-- START Information shown --
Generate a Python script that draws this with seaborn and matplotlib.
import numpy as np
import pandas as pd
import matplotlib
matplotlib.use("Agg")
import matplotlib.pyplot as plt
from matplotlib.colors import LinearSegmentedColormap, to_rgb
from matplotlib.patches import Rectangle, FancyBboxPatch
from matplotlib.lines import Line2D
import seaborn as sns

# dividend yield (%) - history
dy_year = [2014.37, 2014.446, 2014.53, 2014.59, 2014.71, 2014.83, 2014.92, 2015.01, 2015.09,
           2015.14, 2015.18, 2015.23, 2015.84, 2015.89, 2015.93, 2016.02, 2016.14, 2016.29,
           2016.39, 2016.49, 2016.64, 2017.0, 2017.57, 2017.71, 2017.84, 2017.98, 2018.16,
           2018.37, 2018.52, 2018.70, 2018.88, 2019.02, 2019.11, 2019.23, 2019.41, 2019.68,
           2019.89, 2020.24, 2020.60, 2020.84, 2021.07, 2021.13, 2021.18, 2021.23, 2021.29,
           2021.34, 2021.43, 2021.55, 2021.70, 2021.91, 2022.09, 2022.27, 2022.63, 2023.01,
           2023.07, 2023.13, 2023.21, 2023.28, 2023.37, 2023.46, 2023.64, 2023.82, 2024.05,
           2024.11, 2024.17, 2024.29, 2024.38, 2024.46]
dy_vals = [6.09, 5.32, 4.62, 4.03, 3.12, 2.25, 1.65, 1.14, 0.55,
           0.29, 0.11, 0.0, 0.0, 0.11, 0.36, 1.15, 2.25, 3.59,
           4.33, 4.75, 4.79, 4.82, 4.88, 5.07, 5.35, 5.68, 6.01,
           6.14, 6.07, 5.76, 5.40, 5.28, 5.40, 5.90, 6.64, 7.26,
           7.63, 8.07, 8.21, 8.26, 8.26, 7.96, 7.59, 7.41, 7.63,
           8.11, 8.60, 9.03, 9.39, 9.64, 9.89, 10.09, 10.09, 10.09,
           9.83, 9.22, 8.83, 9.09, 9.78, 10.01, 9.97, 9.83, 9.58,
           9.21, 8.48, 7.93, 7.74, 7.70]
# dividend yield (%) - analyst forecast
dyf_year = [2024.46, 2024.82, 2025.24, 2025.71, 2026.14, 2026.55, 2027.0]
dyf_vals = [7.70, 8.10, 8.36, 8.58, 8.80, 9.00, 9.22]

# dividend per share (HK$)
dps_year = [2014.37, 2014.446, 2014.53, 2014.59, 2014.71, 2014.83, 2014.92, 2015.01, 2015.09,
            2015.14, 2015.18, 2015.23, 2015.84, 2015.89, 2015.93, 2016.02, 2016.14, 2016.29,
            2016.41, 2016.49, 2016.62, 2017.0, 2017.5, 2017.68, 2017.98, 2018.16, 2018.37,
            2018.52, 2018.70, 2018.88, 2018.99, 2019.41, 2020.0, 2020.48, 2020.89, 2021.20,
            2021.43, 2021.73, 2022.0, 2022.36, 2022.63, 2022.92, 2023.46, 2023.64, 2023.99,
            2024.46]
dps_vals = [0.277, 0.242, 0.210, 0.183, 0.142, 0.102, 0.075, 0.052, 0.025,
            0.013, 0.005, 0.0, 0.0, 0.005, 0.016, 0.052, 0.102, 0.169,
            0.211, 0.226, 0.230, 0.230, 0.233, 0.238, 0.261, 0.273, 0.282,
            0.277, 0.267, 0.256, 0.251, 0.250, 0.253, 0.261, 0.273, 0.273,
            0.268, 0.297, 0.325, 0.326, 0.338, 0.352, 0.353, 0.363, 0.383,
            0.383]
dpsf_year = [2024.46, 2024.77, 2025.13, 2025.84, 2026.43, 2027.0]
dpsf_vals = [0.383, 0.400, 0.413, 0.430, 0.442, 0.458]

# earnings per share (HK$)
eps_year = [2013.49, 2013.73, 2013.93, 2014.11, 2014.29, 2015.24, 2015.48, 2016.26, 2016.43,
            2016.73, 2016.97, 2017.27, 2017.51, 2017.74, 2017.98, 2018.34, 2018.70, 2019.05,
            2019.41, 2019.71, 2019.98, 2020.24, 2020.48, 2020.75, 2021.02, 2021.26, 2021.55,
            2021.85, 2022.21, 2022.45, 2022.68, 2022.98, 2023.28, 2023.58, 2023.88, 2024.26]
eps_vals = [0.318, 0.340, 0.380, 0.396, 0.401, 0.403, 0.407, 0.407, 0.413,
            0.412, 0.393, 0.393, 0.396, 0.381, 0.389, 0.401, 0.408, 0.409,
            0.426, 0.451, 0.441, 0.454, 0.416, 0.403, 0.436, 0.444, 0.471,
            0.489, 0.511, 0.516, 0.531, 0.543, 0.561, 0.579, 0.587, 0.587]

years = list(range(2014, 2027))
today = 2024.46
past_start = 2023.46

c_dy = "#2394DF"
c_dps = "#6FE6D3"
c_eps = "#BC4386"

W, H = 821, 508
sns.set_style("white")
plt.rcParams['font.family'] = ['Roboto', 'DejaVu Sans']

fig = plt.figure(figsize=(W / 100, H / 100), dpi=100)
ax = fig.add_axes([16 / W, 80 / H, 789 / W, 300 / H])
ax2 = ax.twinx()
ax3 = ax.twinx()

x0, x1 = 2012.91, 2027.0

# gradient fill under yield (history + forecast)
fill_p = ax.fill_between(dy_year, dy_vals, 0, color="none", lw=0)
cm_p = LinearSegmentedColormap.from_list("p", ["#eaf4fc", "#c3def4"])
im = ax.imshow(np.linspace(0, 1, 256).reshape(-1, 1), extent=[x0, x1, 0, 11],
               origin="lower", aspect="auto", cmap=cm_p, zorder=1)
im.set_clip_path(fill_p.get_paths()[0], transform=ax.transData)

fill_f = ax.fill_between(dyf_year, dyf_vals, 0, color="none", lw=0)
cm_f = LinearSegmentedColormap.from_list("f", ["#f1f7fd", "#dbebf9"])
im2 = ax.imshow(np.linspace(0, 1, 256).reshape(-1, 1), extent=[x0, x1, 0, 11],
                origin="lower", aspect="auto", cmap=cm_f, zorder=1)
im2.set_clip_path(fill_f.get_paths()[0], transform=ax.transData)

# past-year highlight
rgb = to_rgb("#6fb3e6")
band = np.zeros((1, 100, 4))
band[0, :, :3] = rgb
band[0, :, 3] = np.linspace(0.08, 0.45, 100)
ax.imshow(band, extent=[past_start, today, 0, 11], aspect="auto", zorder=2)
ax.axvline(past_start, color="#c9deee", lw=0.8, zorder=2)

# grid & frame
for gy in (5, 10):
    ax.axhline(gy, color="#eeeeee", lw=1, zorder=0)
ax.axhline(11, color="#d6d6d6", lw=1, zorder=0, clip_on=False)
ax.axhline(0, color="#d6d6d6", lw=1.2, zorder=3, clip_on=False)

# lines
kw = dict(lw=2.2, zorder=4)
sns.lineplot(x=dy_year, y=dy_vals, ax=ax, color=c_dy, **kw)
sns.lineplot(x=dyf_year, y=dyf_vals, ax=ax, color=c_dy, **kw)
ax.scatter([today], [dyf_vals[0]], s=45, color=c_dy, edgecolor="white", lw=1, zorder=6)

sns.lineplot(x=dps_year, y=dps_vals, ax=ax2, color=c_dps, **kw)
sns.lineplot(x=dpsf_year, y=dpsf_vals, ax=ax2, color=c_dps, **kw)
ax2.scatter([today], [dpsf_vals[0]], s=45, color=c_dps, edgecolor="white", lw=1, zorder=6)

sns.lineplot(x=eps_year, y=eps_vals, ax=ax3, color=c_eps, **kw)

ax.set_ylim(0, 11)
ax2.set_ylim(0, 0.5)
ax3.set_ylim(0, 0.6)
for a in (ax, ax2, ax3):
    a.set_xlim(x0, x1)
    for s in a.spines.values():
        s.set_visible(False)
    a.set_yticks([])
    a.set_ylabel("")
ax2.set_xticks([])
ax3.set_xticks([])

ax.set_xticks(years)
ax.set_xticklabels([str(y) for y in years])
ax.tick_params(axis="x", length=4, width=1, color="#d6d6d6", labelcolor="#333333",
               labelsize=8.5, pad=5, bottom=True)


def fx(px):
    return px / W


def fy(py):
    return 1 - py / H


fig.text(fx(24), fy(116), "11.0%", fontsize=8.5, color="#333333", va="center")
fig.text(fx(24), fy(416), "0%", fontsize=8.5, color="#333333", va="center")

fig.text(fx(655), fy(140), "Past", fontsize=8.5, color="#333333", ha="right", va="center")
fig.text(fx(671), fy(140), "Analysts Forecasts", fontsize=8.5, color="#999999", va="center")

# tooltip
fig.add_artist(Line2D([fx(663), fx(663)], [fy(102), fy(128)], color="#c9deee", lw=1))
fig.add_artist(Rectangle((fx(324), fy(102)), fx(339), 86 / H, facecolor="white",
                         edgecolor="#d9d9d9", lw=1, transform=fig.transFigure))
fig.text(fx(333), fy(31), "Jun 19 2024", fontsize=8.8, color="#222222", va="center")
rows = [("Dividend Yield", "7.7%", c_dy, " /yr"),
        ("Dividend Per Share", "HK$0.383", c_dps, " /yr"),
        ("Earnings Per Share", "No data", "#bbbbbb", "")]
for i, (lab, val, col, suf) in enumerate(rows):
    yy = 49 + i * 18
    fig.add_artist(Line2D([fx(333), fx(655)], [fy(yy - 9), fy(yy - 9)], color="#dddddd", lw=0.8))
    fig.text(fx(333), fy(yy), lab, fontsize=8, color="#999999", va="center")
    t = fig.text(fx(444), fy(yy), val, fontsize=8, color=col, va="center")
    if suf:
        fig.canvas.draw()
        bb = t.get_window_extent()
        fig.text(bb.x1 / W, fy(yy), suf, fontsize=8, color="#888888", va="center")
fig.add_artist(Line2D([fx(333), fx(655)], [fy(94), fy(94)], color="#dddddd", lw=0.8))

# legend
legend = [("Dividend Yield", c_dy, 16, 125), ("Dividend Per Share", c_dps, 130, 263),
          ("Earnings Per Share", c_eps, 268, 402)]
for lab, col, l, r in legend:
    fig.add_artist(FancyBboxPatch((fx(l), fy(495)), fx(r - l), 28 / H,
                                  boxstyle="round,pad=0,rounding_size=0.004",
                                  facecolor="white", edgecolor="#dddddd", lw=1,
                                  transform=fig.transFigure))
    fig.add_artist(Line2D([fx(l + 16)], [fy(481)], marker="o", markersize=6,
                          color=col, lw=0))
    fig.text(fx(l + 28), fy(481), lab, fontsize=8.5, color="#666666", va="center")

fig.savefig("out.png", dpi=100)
-- END Information shown --
Requirements ->
Return nothing but the lines from the first line of the listing through the line with "import seaborn as sns", please, keeping every one of them unchanged.

Output for this exercise ->
Generate a Python script that draws this with seaborn and matplotlib.
import numpy as np
import pandas as pd
import matplotlib
matplotlib.use("Agg")
import matplotlib.pyplot as plt
from matplotlib.colors import LinearSegmentedColormap, to_rgb
from matplotlib.patches import Rectangle, FancyBboxPatch
from matplotlib.lines import Line2D
import seaborn as sns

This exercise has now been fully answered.